Pantrinbago, the world governing body for steel pan, also expressed its condolences and posted an interesting history of Samaroo's career: he was the recipient of two national awards, the Hummingbird Medal of Merit (Silver) in 1987, and the Chaconia Medal (Silver) in 1995.
The National Parang Association of Trinidad & Tobago (Samaroo began his musical journey as a Parang player), was saddened at the news, calling Samaroo a “master steelpan player, composer and arranger”. Samaroo was also hailed as a “giant”, a “legend” and a “musical icon”.

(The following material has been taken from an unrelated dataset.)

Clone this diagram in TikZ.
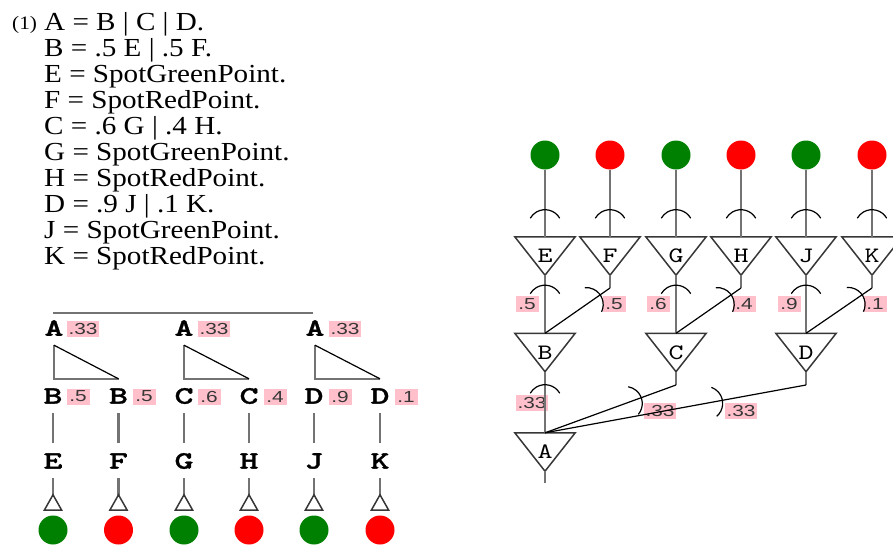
\documentclass[tikz,border=0pt]{standalone}
\usepackage{fontspec}
\setmainfont{Liberation Serif}[FakeStretch=1.12]
\newfontfamily\sansfont{Liberation Sans}[FakeStretch=1.3]
\newfontfamily\monobold{lmmonolt10-bold}[Extension=.otf, FakeStretch=1.45, FakeBold=1.2]
\newfontfamily\monoreg{lmmono10-regular}[Extension=.otf, FakeStretch=1.3]
\usetikzlibrary{decorations.markings}
\definecolor{pinkbox}{RGB}{255,192,203}
\definecolor{linegray}{RGB}{115,115,115}
\definecolor{trigray}{RGB}{55,55,55}
\definecolor{dotgreen}{RGB}{0,128,0}
\definecolor{dotred}{RGB}{255,0,0}
\definecolor{numtext}{RGB}{55,55,55}
\begin{document}
\begin{tikzpicture}[x=1pt,y=1pt,
  txt/.style={font=\fontsize{26}{26}\selectfont, inner sep=0pt, anchor=base west},
  numlbl/.style={font=\fontsize{19}{19}\selectfont, inner sep=0pt, anchor=base west},
  gline/.style={draw=linegray, line width=2.2pt},
  bline/.style={draw=black, line width=1.2pt},
  triout/.style={draw=trigray, line width=1.5pt, line join=miter},
  tribox/.style={minimum width=60pt, minimum height=38pt, inner sep=0pt, font=\monoreg\fontsize{22}{22}\selectfont},
  mlab/.style={minimum height=34pt, inner sep=0pt, font=\monobold\fontsize{25}{25}\selectfont},
  pbox/.style={fill=pinkbox, inner sep=0pt, minimum height=16pt, minimum width=#1, font=\sansfont\fontsize{16}{16}\selectfont, text=numtext},
  pbox/.default=32pt,
  gdot/.style={circle, fill=dotgreen, minimum size=29pt, inner sep=0pt},
  rdot/.style={circle, fill=dotred, minimum size=29pt, inner sep=0pt},
  uptri/.style={minimum width=17pt, minimum height=15pt, inner sep=0pt},
  arcat/.style={postaction={decorate, decoration={markings, mark=at position #1 with {\draw[black, line width=1.2pt] (8.5pt,14.7pt) arc[start angle=120, end angle=240, radius=17pt];}}}}
]
\useasboundingbox (0,0) rectangle (893,-546);
\clip (0,0) rectangle (893,-546);

% ---------- grammar text ----------
\node[numlbl] (num) at (12,-29) {(1)};
\foreach \t [count=\i] in {A = B | C | D., B = .5 E | .5 F., E = SpotGreenPoint., F = SpotRedPoint., C = .6 G | .4 H., G = SpotGreenPoint., H = SpotRedPoint., D = .9 J | .1 K., J = SpotGreenPoint., K = SpotRedPoint.}
  \node[txt] (line\i) at (44,{-30-26*(\i-1)}) {\t};

% ---------- left tree ----------
\node[pbox] (pa1) at (83,-328.5) {.33};
\node[pbox] (pa2) at (214,-328.5) {.33};
\node[pbox] (pa3) at (345,-328.5) {.33};
\node[mlab] (A1) at (54,-328) {A};
\node[mlab] (A2) at (184,-328) {A};
\node[mlab] (A3) at (315,-328) {A};

\node[pbox=23pt] (pb1) at (78,-396.5) {.5};
\node[pbox=23pt] (pb2) at (144,-396.5) {.5};
\node[pbox=23pt] (pb3) at (209,-396.5) {.6};
\node[pbox=23pt] (pb4) at (275,-396.5) {.4};
\node[pbox=23pt] (pb5) at (340,-396.5) {.9};
\node[pbox=23pt] (pb6) at (406,-396.5) {.1};
\node[mlab] (B1) at (53,-396) {B};
\node[mlab] (B2) at (118.5,-396) {B};
\node[mlab] (C1) at (184,-396) {C};
\node[mlab] (C2) at (249,-396) {C};
\node[mlab] (D1) at (314,-396) {D};
\node[mlab] (D2) at (380,-396) {D};

\node[mlab] (LE) at (53,-461) {E};
\node[mlab] (LF) at (118.5,-461) {F};
\node[mlab] (LG) at (184,-461) {G};
\node[mlab] (LH) at (249,-461) {H};
\node[mlab] (LJ) at (314,-461) {J};
\node[mlab] (LK) at (380,-461) {K};

\foreach \n/\x in {E/53,F/118.5,G/184,H/249,J/314,K/380}
  \node[uptri] (u\n) at (\x,-502.5) {};
\node[gdot] (dE) at (53,-530) {};
\node[rdot] (dF) at (118.5,-530) {};
\node[gdot] (dG) at (184,-530) {};
\node[rdot] (dH) at (249,-530) {};
\node[gdot] (dJ) at (314,-530) {};
\node[rdot] (dK) at (380,-530) {};

\coordinate (topL) at (53,-313);
\coordinate (topR) at (313,-313);
\draw[gline] (topL) -- (topR);

\foreach \a/\r in {A1/B2,A2/C2,A3/D2}{
  \draw[gline] (\a.south) |- (\r.north);
  \draw[bline] (\a.south) -- (\r.north);
}
\foreach \u/\l in {B1/LE,B2/LF,C1/LG,C2/LH,D1/LJ,D2/LK}
  \draw[gline, shorten >=1pt] (\u.south) -- (\l.north);
\foreach \n in {E,F,G,H,J,K}{
  \draw[gline] (L\n.south) -- (u\n.north);
  \draw[triout] (u\n.south west) -- (u\n.south east) -- (u\n.north) -- cycle;
}

% ---------- right network ----------
\node[pbox=23pt] (q1) at (527,-304) {.5};
\node[pbox=23pt] (q2) at (614,-304) {.5};
\node[pbox=23pt] (q3) at (658,-304) {.6};
\node[pbox=23pt] (q4) at (744,-304) {.4};
\node[pbox=23pt] (q5) at (789,-304) {.9};
\node[pbox=23pt] (q6) at (875,-304) {.1};
\node[pbox] (q7) at (532,-403) {.33};
\node[pbox] (q8) at (660,-411) {.33};
\node[pbox] (q9) at (741,-411) {.33};

\node[gdot] (cE) at (545,-155) {};
\node[rdot] (cF) at (610,-155) {};
\node[gdot] (cG) at (676,-155) {};
\node[rdot] (cH) at (741,-155) {};
\node[gdot] (cJ) at (806,-155) {};
\node[rdot] (cK) at (872,-155) {};

\foreach \n/\x in {E/545,F/610,G/676,H/741,J/806,K/872}
  \node[tribox] (t\n) at (\x,-256) {\n};
\node[tribox] (tB) at (545,-352.5) {B};
\node[tribox] (tC) at (676,-352.5) {C};
\node[tribox] (tD) at (806,-352.5) {D};
\node[tribox] (tA) at (545,-452) {A};
\coordinate (Aend) at (545,-483);

\foreach \n in {E,F,G,H,J,K,B,C,D,A}
  \draw[triout] (t\n.north west) -- (t\n.north east) -- (t\n.south) -- cycle;

\foreach \n in {E,F,G,H,J,K}
  \draw[gline, arcat=40pt] (c\n.south) -- (t\n.north);

\coordinate (bF) at (610,-288);
\coordinate (bH) at (741,-288);
\coordinate (bK) at (872,-288);
\foreach \s/\k/\p in {E/F/B,G/H/C,J/K/D}{
  \draw[gline, arcat=10pt] (t\s.south) -- (t\p.north);
  \draw[gline] (t\k.south) -- (b\k);
  \draw[bline, arcat=12pt] (b\k) -- (t\p.north);
}

\coordinate (bC) at (676,-385);
\coordinate (bD) at (806,-385);
\draw[gline, arcat=13pt] (tB.south) -- (tA.north);
\draw[gline] (tC.south) -- (bC);
\draw[bline, arcat=37pt] (bC) -- (tA.north);
\draw[gline] (tD.south) -- (bD);
\draw[bline, arcat=85pt] (bD) -- (tA.north);
\draw[gline] (tA.south) -- (Aend);
\end{tikzpicture}
\end{document}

A member of one of Trinidad and Tobago's great steel pan families, Barry Manette, recalled meeting Samaroo for the first time:
I have played with Renegades Steel Orchestra for 2 years; just so I could meet and be in the presence of the great Dr. Jit Samaroo. I would never forget the first time he met me, he came up to me and said ‘you're a Mannette’ I, totally lost for words as my mentor had spoken to me for the first time, somehow just muttered ‘yes, I am’ He then stretched out his hand to shake mine and said words I would never forget; ‘It's an honor to have you play in my band’ All I could do was say ‘Thank you, the honor is mine’
Such a brilliant, masterful arranger and composer yet a quiet and humble man whose music spoke volumes. The greatest steelpan arranger who in my respectful view deserved more than the nine victories he led Renegades to. Rest in Peace Dr. Jit and my heartfelt condolences to Amrit Samaroo and the entire Samaroo family, to Renegades and Supernovas Steel Orchestras. His legacy will live on forever.
Many netizens are gleaning some comfort from the fact that Samaroo's legacy will be carried on by his son Amrit — the arranger for another steel band, Supernovas, which will compete in the large band category of this year's National Panorama competition. The band performed a musical tribute to the elder Samaroo at a previous Panorama competition:
While some people felt that pan music would never be the same again, NH Productions TT put it this way:
Through his son, Amrit Samaroo and the Supernovas Steel Orchestra, Dr Samaroo's musical journey has not ended, but rather reborn. […]
We know that Dr Samaroo will now be playing his sweet pan melodies for the Angels.
But perhaps ART-ery summed it up best:
Some people will never really die. Thanks for everything, Jit Samaroo.